Office productivity and website blocking?
July 13, 2006 7:20 AM

Are there any studies which show a correlation between office productivity and website monitoring/blocking that have not been funded or produced by a website monitoring/blocking company?
posted by Jairus to Computers & Internet (7 answers total)
Here is one I found sometime last year (was working on implementing SurfControl or the like)

Not sure if you can count this as a study so much as a survey

SURVEY METHODOLOGY

America Online and Salary.com conducted in-depth research relating to time wasted at work among 10,044 respondents during May and June, 2005. Populations surveyed included AOL users, Salary.com Salary Wizard users and corporate human resource professionals. Respondents were asked to indicate how much time they wasted in an average workday, assuming a workweek consisting of five 8-hour days. Demographic information, including respondent geography, job category and gender was also collected in the study. Data was analyzed by Salary.com's team of Certified Compensation Professionals.

posted by poppo at 7:42 AM on July 13, 2006


btw, this survey is not strictly about a correlation between productivity and web monitoring/blocking, but about the amount of time wasted on the web and it's costs. you can then infer on your own the amount of productivity gained by implementing some sort of monitoring and blocking.
posted by poppo at 7:45 AM on July 13, 2006


Any chance any of these surveys take in to account the amount of time circumventing said measures? I have buddies in worker bee jobs that are always asking me for things to try. Circumventing these things is not something that just technically savvy people are able to pull off or research.

On the chance that you're asking because you're looking for a solution( rather than throwing numbers at someone to discredit them ). Here's 2 things to look for:

* Protocol profiling: Make sure that the traffic going out port 80/443 is indeed HTTP / HTTPS. This weeds out things like tunneling proxy protocols through these port numbers. IE: Stop a user from running SSH connections to their home box which runs a proxy.

* Automated updated list of known anonymous web proxies

* Reverse DNS filtering. When an IP address comes through the filtering tool, ensure that it looks up the corresponding web address. Don't just block on the address name where a user could just connect to the IP address.

These measure will frustrate even the most technically adept user and should be able to be found in most commercial products. Homebrew open source solutions are doable.
posted by mnology at 10:04 AM on July 13, 2006


Also, remember that even if you block all external websites, people will decide to do one of two things:
1) Try to find a way around the block (which someone will eventually do).
2) Find other ways to goof off.

Final answer: people can't/won't work for 8 hours straight. Except some slacking off and deal with it.
posted by triolus at 11:17 AM on July 13, 2006


To clarify: I don't want technical measures to prevent internet access. I'm interested only in research on the topic.
posted by Jairus at 11:18 AM on July 13, 2006


mnology: So when I tunnel my SSH connection through HTTP(S), what then?
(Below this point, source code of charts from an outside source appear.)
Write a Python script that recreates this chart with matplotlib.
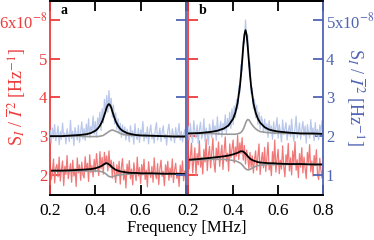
import numpy as np
import matplotlib
matplotlib.use("Agg")
from matplotlib import pyplot as plt

plt.rcParams['font.family'] = 'serif'
plt.rcParams['font.serif'] = ['Liberation Serif', 'DejaVu Serif']
plt.rcParams['mathtext.fontset'] = 'stix'

# measured spectra, units of 1e-8 Hz^-1 (blue on right scale, red on left scale)
freq = np.linspace(0.2, 0.8, 121)

a_blue = [2.15, 1.82, 2.21, 1.95, 2.30, 1.88, 2.05, 2.26, 1.78, 2.12,
          1.92, 2.34, 1.97, 2.08, 1.80, 2.19, 2.02, 1.86, 2.41, 1.94,
          2.13, 1.76, 2.22, 2.06, 1.90, 2.28, 1.84, 2.11, 2.37, 1.93,
          2.20, 1.89, 2.31, 2.02, 2.45, 1.96, 2.25, 2.12, 2.52, 2.05,
          2.38, 1.98, 2.47, 2.29, 2.62, 2.15, 2.71, 2.34, 2.95, 2.58,
          3.05, 2.62, 3.18, 2.71, 2.98, 2.49, 2.80, 2.31, 2.60, 2.18,
          2.45, 2.10, 2.33, 1.97, 2.29, 2.02, 2.24, 1.90, 2.18, 2.05,
          1.85, 2.27, 1.98, 2.14, 1.79, 2.32, 2.00, 1.91, 2.20, 1.84,
          2.16, 2.03, 2.38, 1.87, 2.09, 1.95, 2.24, 1.80, 2.12, 2.29,
          1.93, 2.06, 1.82, 2.18, 2.35, 1.90, 2.01, 2.21, 1.86, 2.10,
          2.27, 1.94, 2.05, 1.77, 2.14, 2.31, 1.99, 1.88, 2.19, 2.04,
          1.83, 2.22, 1.96, 2.09, 2.33, 1.90, 2.12, 1.85, 2.03, 2.17, 1.95]

a_red = [2.32, 1.88, 2.05, 2.41, 1.79, 2.18, 2.27, 1.95, 2.46, 1.84,
         2.14, 2.36, 1.72, 2.22, 2.01, 2.50, 1.90, 2.09, 2.29, 1.81,
         2.38, 1.97, 2.16, 1.70, 2.44, 2.05, 2.26, 1.86, 2.33, 2.00,
         1.92, 2.47, 2.10, 2.30, 1.83, 2.52, 2.06, 2.24, 1.95, 2.40,
         2.08, 2.55, 2.21, 1.98, 2.60, 2.16, 2.45, 2.02, 2.58, 2.27,
         2.49, 2.10, 2.62, 2.19, 2.38, 1.92, 2.33, 2.04, 1.80, 2.26,
         1.98, 2.35, 1.76, 2.20, 2.42, 1.87, 2.13, 1.66, 2.28, 2.01,
         2.37, 1.90, 2.15, 1.74, 2.31, 2.06, 1.85, 2.46, 1.97, 2.19,
         1.78, 2.27, 2.00, 2.40, 1.88, 2.12, 1.69, 2.34, 2.05, 1.93,
         2.22, 1.81, 2.44, 2.03, 1.90, 2.29, 1.75, 2.15, 2.38, 1.96,
         2.09, 1.72, 2.26, 2.01, 2.35, 1.86, 2.18, 1.94, 2.41, 1.80,
         2.13, 2.30, 1.91, 2.06, 1.70, 2.25, 1.98, 2.36, 1.85, 2.10, 2.00]

b_blue = [2.25, 1.90, 2.33, 2.01, 1.84, 2.40, 2.12, 1.95, 2.29, 1.80,
          2.17, 2.36, 1.93, 2.06, 2.45, 1.87, 2.21, 2.03, 1.78, 2.31,
          2.14, 1.96, 2.42, 2.08, 2.27, 1.89, 2.50, 2.04, 2.19, 2.38,
          1.98, 2.33, 2.15, 2.55, 2.07, 2.46, 2.24, 2.62, 2.20, 2.71,
          2.30, 2.78, 2.48, 2.95, 2.70, 3.30, 3.12, 3.85, 3.70, 4.45,
          4.40, 5.00, 4.55, 4.60, 3.80, 3.90, 3.10, 3.25, 2.70, 2.95,
          2.48, 2.80, 2.30, 2.62, 2.18, 2.51, 2.40, 2.09, 2.44, 2.15,
          2.32, 1.97, 2.40, 2.11, 2.26, 1.92, 2.37, 2.05, 2.22, 2.48,
          1.95, 2.30, 2.10, 1.85, 2.42, 2.04, 2.19, 2.35, 1.90, 2.14,
          2.28, 1.99, 2.44, 2.07, 1.87, 2.20, 2.52, 1.96, 2.12, 2.34,
          1.92, 2.15, 2.38, 2.01, 2.26, 1.82, 2.30, 2.09, 1.95, 2.43,
          2.06, 2.21, 1.88, 2.35, 2.02, 2.17, 1.91, 2.29, 2.10, 2.40, 1.97]

b_red = [2.60, 2.15, 2.48, 2.82, 2.05, 2.37, 2.70, 1.98, 2.55, 2.26,
         2.88, 2.20, 2.45, 2.02, 2.66, 2.33, 2.92, 2.11, 2.50, 2.74,
         2.18, 2.58, 2.95, 2.30, 2.07, 2.69, 2.40, 2.85, 2.22, 2.53,
         2.77, 2.14, 2.62, 2.98, 2.35, 2.56, 2.10, 2.80, 2.44, 2.67,
         2.90, 2.31, 2.72, 2.48, 3.02, 2.40, 2.83, 2.55, 2.96, 2.38,
         2.76, 2.28, 2.64, 2.45, 2.15, 2.58, 2.20, 2.49, 2.05, 2.40,
         2.62, 2.12, 2.47, 2.80, 2.01, 2.36, 2.58, 2.18, 2.71, 2.09,
         2.45, 2.84, 2.13, 2.32, 1.98, 2.60, 2.25, 2.90, 2.07, 2.41,
         2.66, 2.03, 2.38, 2.15, 2.75, 2.22, 1.95, 2.52, 2.30, 2.81,
         2.10, 2.44, 2.00, 2.62, 2.27, 2.86, 2.12, 2.39, 1.93, 2.55,
         2.20, 2.70, 2.05, 2.46, 2.16, 1.90, 2.58, 2.32, 2.78, 2.08,
         2.36, 1.97, 2.50, 2.24, 2.65, 2.02, 1.88, 2.43, 2.14, 1.92, 2.30]

# fitted curves
fit_f = [0.20, 0.25, 0.30, 0.33, 0.36, 0.38, 0.40, 0.41, 0.42, 0.43, 0.435,
         0.44, 0.445, 0.45, 0.455, 0.46, 0.465, 0.47, 0.475, 0.48, 0.49,
         0.50, 0.51, 0.52, 0.54, 0.56, 0.58, 0.60, 0.65, 0.70, 0.75, 0.80]

a_blue_fit = [2.00, 2.00, 2.02, 2.03, 2.05, 2.08, 2.14, 2.19, 2.27, 2.38, 2.46,
              2.55, 2.64, 2.74, 2.80, 2.83, 2.80, 2.74, 2.64, 2.55, 2.38,
              2.27, 2.19, 2.14, 2.08, 2.05, 2.03, 2.02, 2.01, 2.00, 1.99, 1.99]
a_blue_gray = [2.00, 2.00, 2.00, 2.00, 1.99, 1.99, 1.99, 1.99, 2.00, 2.01, 2.02,
               2.04, 2.06, 2.08, 2.10, 2.12, 2.14, 2.15, 2.16, 2.15, 2.13,
               2.10, 2.07, 2.05, 2.03, 2.02, 2.02, 2.01, 2.01, 2.00, 2.00, 1.99]
a_red_fit = [2.11, 2.11, 2.12, 2.13, 2.14, 2.15, 2.17, 2.19, 2.21, 2.24, 2.26,
             2.28, 2.30, 2.30, 2.29, 2.27, 2.25, 2.22, 2.19, 2.17, 2.13,
             2.11, 2.09, 2.08, 2.06, 2.05, 2.05, 2.04, 2.04, 2.03, 2.03, 2.02]
a_red_gray = [2.10, 2.10, 2.10, 2.10, 2.10, 2.10, 2.10, 2.10, 2.09, 2.08, 2.07,
              2.05, 2.03, 2.01, 1.98, 1.96, 1.95, 1.95, 1.95, 1.96, 1.98,
              1.99, 2.00, 2.01, 2.02, 2.02, 2.03, 2.03, 2.03, 2.03, 2.02, 2.02]

b_blue_fit = [2.07, 2.08, 2.11, 2.14, 2.20, 2.28, 2.45, 2.61, 2.86, 3.28, 3.58,
              3.94, 4.31, 4.62, 4.74, 4.62, 4.31, 3.94, 3.58, 3.28, 2.86,
              2.61, 2.45, 2.35, 2.23, 2.17, 2.14, 2.12, 2.09, 2.07, 2.07, 2.06]
b_blue_gray = [2.07, 2.07, 2.07, 2.06, 2.05, 2.05, 2.05, 2.05, 2.06, 2.08, 2.10,
               2.13, 2.18, 2.25, 2.33, 2.40, 2.43, 2.42, 2.38, 2.33, 2.25,
               2.19, 2.15, 2.12, 2.10, 2.09, 2.08, 2.08, 2.07, 2.07, 2.06, 2.06]
b_red_fit = [2.39, 2.41, 2.44, 2.46, 2.48, 2.50, 2.53, 2.55, 2.57, 2.60, 2.61,
             2.61, 2.60, 2.58, 2.55, 2.52, 2.48, 2.45, 2.42, 2.40, 2.37,
             2.35, 2.33, 2.32, 2.31, 2.30, 2.30, 2.29, 2.28, 2.28, 2.27, 2.27]
b_red_gray = [2.38, 2.39, 2.40, 2.40, 2.40, 2.39, 2.37, 2.36, 2.34, 2.31, 2.29,
              2.26, 2.23, 2.19, 2.16, 2.14, 2.13, 2.13, 2.14, 2.16, 2.19,
              2.22, 2.24, 2.25, 2.26, 2.27, 2.27, 2.27, 2.27, 2.27, 2.27, 2.26]

xticks = [0.2, 0.4, 0.6, 0.8]
left_ticks = [2, 3, 4, 5, 6]
left_labels = ['2', '3', '4', '5', '6x10$^{-8}$']
right_ticks = [1, 2, 3, 4, 5]
right_labels = ['1', '2', '3', '4', '5x10$^{-8}$']

red = '#ee3b3b'
blue = '#5064b4'
light_red = '#f07878'
light_blue = '#b9c8ea'
gray = '#9a9a9a'
ylab = r'S$_I$ / $\overline{I}^{\,2}$ [Hz$^{-1}$]'

fig = plt.figure(figsize=(3.74, 2.40), dpi=100)
ax_a = fig.add_axes([0.134, 0.1875, 0.363, 0.808])
ax_b = fig.add_axes([0.503, 0.1875, 0.361, 0.808])

panels = [(ax_a, 'a', a_blue, a_red, a_blue_fit, a_blue_gray, a_red_fit, a_red_gray),
          (ax_b, 'b', b_blue, b_red, b_blue_fit, b_blue_gray, b_red_fit, b_red_gray)]

for ax, tag, blu, rd, bfit, bgray, rfit, rgray in panels:
    tw = ax.twinx()
    ax.plot(freq, rd, color=light_red, lw=0.9)
    ax.plot(fit_f, rgray, color=gray, lw=1.2)
    ax.plot(fit_f, rfit, color='black', lw=1.3)
    tw.plot(freq, blu, color=light_blue, lw=0.9)
    tw.plot(fit_f, bgray, color=gray, lw=1.2)
    tw.plot(fit_f, bfit, color='black', lw=1.3)

    ax.set_xlim(0.2, 0.8)
    ax.set_ylim(1.48, 6.49)
    tw.set_ylim(0.48, 5.49)
    ax.set_xticks(xticks)
    ax.set_yticks(left_ticks)
    tw.set_yticks(right_ticks)
    ax.tick_params(axis='x', direction='in', top=True, length=7, width=1.3,
                   labelsize=12.5, pad=6)
    ax.tick_params(axis='y', direction='in', length=7, width=1.3, colors=red,
                   labelsize=12, pad=2)
    tw.tick_params(axis='y', direction='in', length=7, width=1.3, colors=blue,
                   labelsize=12, pad=2)
    for s in ax.spines.values():
        s.set_linewidth(1.3)
    for s in tw.spines.values():
        s.set_linewidth(1.3)
    ax.spines['left'].set_color(red)
    ax.spines['right'].set_visible(False)
    tw.spines['left'].set_visible(False)
    tw.spines['right'].set_color(blue)
    ax.text(0.08, 0.985, tag, transform=ax.transAxes, fontsize=10,
            fontweight='bold', ha='left', va='top')

    if tag == 'a':
        ax.set_xticklabels(['0.2', '0.4', '0.6', ''])
        ax.set_yticklabels(left_labels)
        tw.set_yticklabels([])
        ax.set_ylabel(ylab, color=red, fontsize=13, va='center')
        ax.yaxis.set_label_coords(-0.25, 0.505)
    else:
        ax.set_xticklabels(['0.2', '0.4', '0.6', '0.8'])
        ax.set_yticklabels([])
        tw.set_yticklabels(right_labels)
        tw.set_ylabel(ylab, color=blue, fontsize=13, rotation=270, va='center')
        tw.yaxis.set_label_coords(1.245, 0.505)

fig.text(0.4987, 0.05, 'Frequency [MHz]', ha='center', va='center', fontsize=12)

fig.savefig('out.png', dpi=100)
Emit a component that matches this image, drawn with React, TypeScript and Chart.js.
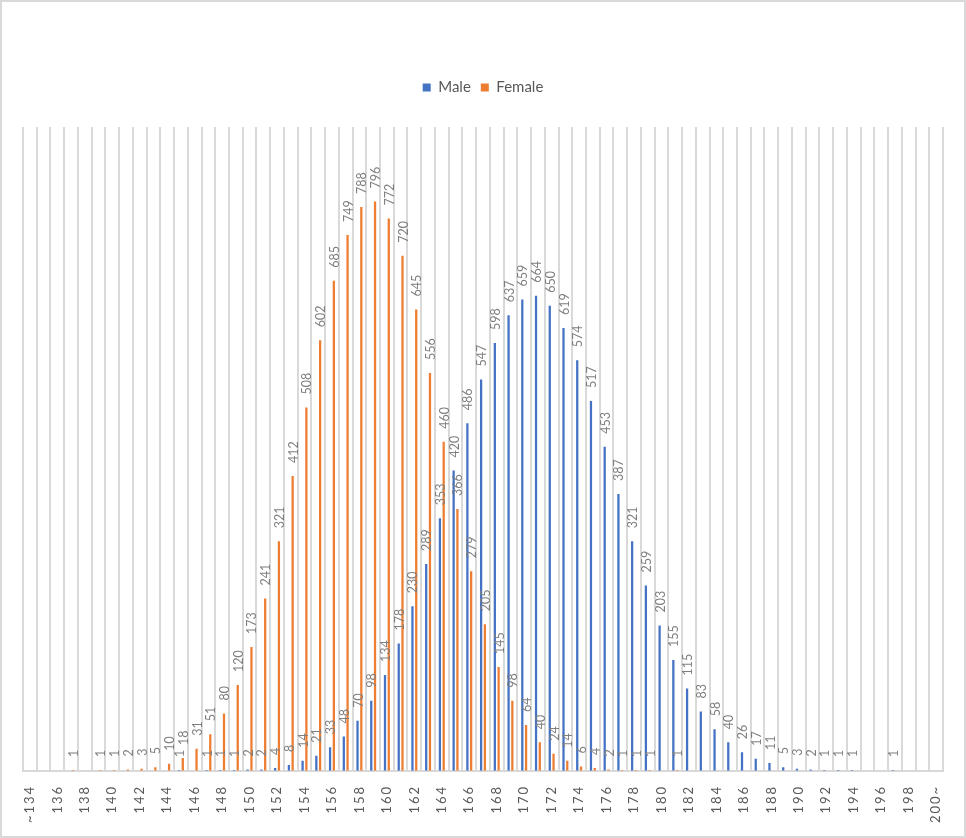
import React, { useEffect, useRef } from 'react';
import { Chart, registerables } from 'chart.js';

Chart.register(...registerables);

const categories = [
  '~134', '135', '136', '137', '138', '139', '140', '141', '142', '143',
  '144', '145', '146', '147', '148', '149', '150', '151', '152', '153',
  '154', '155', '156', '157', '158', '159', '160', '161', '162', '163',
  '164', '165', '166', '167', '168', '169', '170', '171', '172', '173',
  '174', '175', '176', '177', '178', '179', '180', '181', '182', '183',
  '184', '185', '186', '187', '188', '189', '190', '191', '192', '193',
  '194', '195', '196', '197', '198', '199', '200~',
];

// Male counts per height (null = empty cell)
const maleValues: (number | null)[] = [
  null, null, null, null, null, null, null, null, null, null, // 134-143
  null, 1, null, 1, 1, 1, 2, 2, 4, 8, // 144-153
  14, 21, 33, 48, 70, 98, 134, 178, 230, 289, // 154-163
  353, 420, 486, 547, 598, 637, 659, 664, 650, 619, // 164-173
  574, 517, 453, 387, 321, 259, 203, 155, 115, 83, // 174-183
  58, 40, 26, 17, 11, 5, 3, 2, 1, 1, // 184-193
  1, null, null, 1, null, null, null, // 194-200
];

// Female counts per height (null = empty cell)
const femaleValues: (number | null)[] = [
  null, null, null, 1, null, 1, 1, 2, 3, 5, // 134-143
  10, 18, 31, 51, 80, 120, 173, 241, 321, 412, // 144-153
  508, 602, 685, 749, 788, 796, 772, 720, 645, 556, // 154-163
  460, 366, 279, 205, 145, 98, 64, 40, 24, 14, // 164-173
  6, 4, 2, 1, 1, 1, null, 1, null, null, // 174-183
  null, null, null, null, null, null, null, null, null, null, // 184-193
  null, null, null, null, null, null, null, // 194-200
];

const seriesNames = ['Male', 'Female'];
const seriesColors = ['#4472C4', '#ED7D31'];
const yMax = 900;

const FONT = 'Lato, "Open Sans", "Liberation Sans", sans-serif';

const legendSpacer = {
  id: 'legendSpacer',
  afterInit(chart: any) {
    const lg = chart.legend;
    if (!lg || lg.__patched) return;
    const orig = lg.fit;
    lg.fit = function () {
      orig.call(this);
      this.height += 22;
    };
    lg.__patched = true;
  },
};

const dataLabels = {
  id: 'dataLabels',
  afterDatasetsDraw(chart: any) {
    const ctx: CanvasRenderingContext2D = chart.ctx;
    ctx.save();
    ctx.font = `12.5px ${FONT}`;
    ctx.fillStyle = '#7f7f7f';
    ctx.textAlign = 'left';
    ctx.textBaseline = 'middle';
    chart.data.datasets.forEach((ds: any, di: number) => {
      const meta = chart.getDatasetMeta(di);
      meta.data.forEach((el: any, i: number) => {
        const v = ds.data[i];
        if (v === null || v === undefined) return;
        ctx.save();
        ctx.translate(el.x + 1, el.y - 13);
        ctx.rotate(-Math.PI / 2);
        ctx.fillText(String(v), 0, 0);
        ctx.restore();
      });
    });
    ctx.restore();
    // spacing for the x tick labels that are drawn after datasets
    (ctx as any).letterSpacing = '2px';
  },
  afterDraw(chart: any) {
    (chart.ctx as any).letterSpacing = '0px';
  },
};

export default function App() {
  const ref = useRef<HTMLCanvasElement>(null);

  useEffect(() => {
    if (!ref.current) return;
    const chart = new Chart(ref.current, {
      type: 'bar',
      data: {
        labels: categories,
        datasets: [
          {
            label: seriesNames[0],
            data: maleValues,
            backgroundColor: seriesColors[0],
            borderWidth: 0,
            categoryPercentage: 0.55,
            barPercentage: 0.6,
          },
          {
            label: seriesNames[1],
            data: femaleValues,
            backgroundColor: seriesColors[1],
            borderWidth: 0,
            categoryPercentage: 0.55,
            barPercentage: 0.6,
          },
        ],
      },
      options: {
        responsive: false,
        animation: false,
        devicePixelRatio: 1,
        layout: { padding: { top: 70, left: 23, right: 23, bottom: 9 } },
        plugins: {
          legend: {
            position: 'top',
            labels: {
              boxWidth: 8,
              boxHeight: 8,
              padding: 10,
              color: '#595959',
              font: { family: FONT, size: 15 },
            },
          },
          tooltip: { enabled: false },
        },
        scales: {
          x: {
            offset: true,
            grid: {
              offset: true,
              color: '#d9d9d9',
              lineWidth: 2,
              drawTicks: false,
            },
            border: { display: true, color: '#d9d9d9', width: 2 },
            ticks: {
              z: 1,
              autoSkip: false,
              minRotation: 90,
              maxRotation: 90,
              padding: 14,
              color: '#595959',
              font: { family: FONT, size: 13 },
              callback: (_v: any, i: number) => (i % 2 === 0 ? categories[i] : ''),
            },
          },
          y: {
            display: false,
            min: 0,
            max: yMax,
          },
        },
      },
      plugins: [legendSpacer, dataLabels],
    } as any);
    return () => chart.destroy();
  }, []);

  return (
    <div style={{ position: 'absolute', left: 0, top: 0, width: 966, height: 838, background: '#fff' }}>
      <canvas ref={ref} width={966} height={838} style={{ width: 966, height: 838, display: 'block' }} />
      <div
        style={{
          position: 'absolute',
          left: 0,
          top: 0,
          width: 966,
          height: 838,
          boxSizing: 'border-box',
          border: '2px solid #d9d9d9',
          pointerEvents: 'none',
        }}
      />
    </div>
  );
}
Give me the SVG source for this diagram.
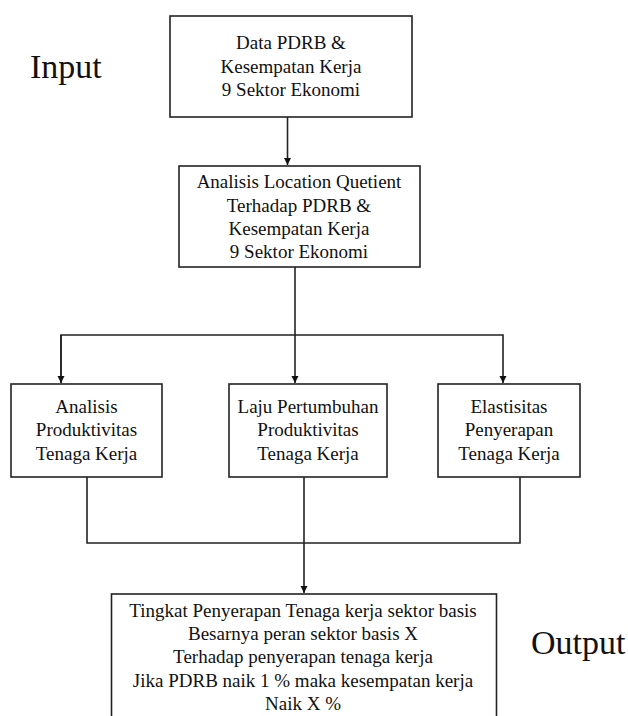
<svg xmlns="http://www.w3.org/2000/svg" width="628" height="716" viewBox="0 0 628 716">
<style>
.box{fill:#fff;stroke:#222;stroke-width:1.6}
.t{font-family:"Liberation Serif","Times New Roman",serif;font-size:19px;fill:#111;text-anchor:middle}
.big{font-family:"Liberation Serif","Times New Roman",serif;font-size:34px;fill:#111}
.ln{fill:none;stroke:#222;stroke-width:1.6}
</style>
<defs>
<marker id="ah" markerWidth="8" markerHeight="8" refX="7" refY="4" orient="auto" markerUnits="userSpaceOnUse">
<path d="M0,0.5 L7,4 L0,7.5 Z" fill="#111"/>
</marker>
</defs>
<rect width="628" height="716" fill="#fff"/>
<text class="big" x="30" y="78">Input</text>
<text class="big" x="531" y="654">Output</text>
<g id="connectors">
<path class="ln" d="M287.5,117 V165" marker-end="url(#ah)"/>
<path class="ln" d="M295,267 V383" marker-end="url(#ah)"/>
<path class="ln" d="M61,383 V335 H503 V383" marker-end="url(#ah)"/>
<path class="ln" d="M61,335 V383" marker-end="url(#ah)"/>
<path class="ln" d="M87,477 V543 H520 V477"/>
<path class="ln" d="M304,477 V593" marker-end="url(#ah)"/>
</g>
<g id="n1">
<rect class="box" x="170" y="16" width="242" height="101"/>
<text class="t" x="291" y="49">Data PDRB &amp;</text>
<text class="t" x="291" y="73">Kesempatan Kerja</text>
<text class="t" x="291" y="96">9 Sektor Ekonomi</text>
</g>
<g id="n2">
<rect class="box" x="179" y="166" width="241" height="101"/>
<text class="t" x="299" y="188">Analisis Location Quetient</text>
<text class="t" x="299" y="212">Terhadap PDRB &amp;</text>
<text class="t" x="299" y="235">Kesempatan Kerja</text>
<text class="t" x="299" y="258">9 Sektor Ekonomi</text>
</g>
<g id="n3">
<rect class="box" x="11" y="384" width="151" height="93"/>
<text class="t" x="86.5" y="413">Analisis</text>
<text class="t" x="86.5" y="436">Produktivitas</text>
<text class="t" x="86.5" y="460">Tenaga Kerja</text>
</g>
<g id="n4">
<rect class="box" x="229" y="384" width="158" height="93"/>
<text class="t" x="308" y="413">Laju Pertumbuhan</text>
<text class="t" x="308" y="436">Produktivitas</text>
<text class="t" x="308" y="460">Tenaga Kerja</text>
</g>
<g id="n5">
<rect class="box" x="438" y="384" width="142" height="93"/>
<text class="t" x="509" y="413">Elastisitas</text>
<text class="t" x="509" y="436">Penyerapan</text>
<text class="t" x="509" y="460">Tenaga Kerja</text>
</g>
<g id="n6">
<rect class="box" x="111.5" y="594" width="385" height="140"/>
<text class="t" x="303" y="617">Tingkat Penyerapan Tenaga kerja sektor basis</text>
<text class="t" x="303" y="640">Besarnya peran sektor basis X</text>
<text class="t" x="303" y="663">Terhadap penyerapan tenaga kerja</text>
<text class="t" x="303" y="687">Jika PDRB naik 1 % maka kesempatan kerja</text>
<text class="t" x="303" y="710">Naik X %</text>
</g>
</svg>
You won't stop anyone serious unless you a) aggressively go after each possible infringement you see (ie, the pattern isn't terribly hard to pick up), or b) you use a whitelist instead of a blacklist.

Whitelists are really the only truly effective way of ensuring employees visit only good sites (wtf is a good site, anyway? - Might as well just block internet access and put all the content you want on the LAN).
posted by devilsbrigade at 12:29 PM on July 13, 2006


devilsbrigade, thanks for reading the post.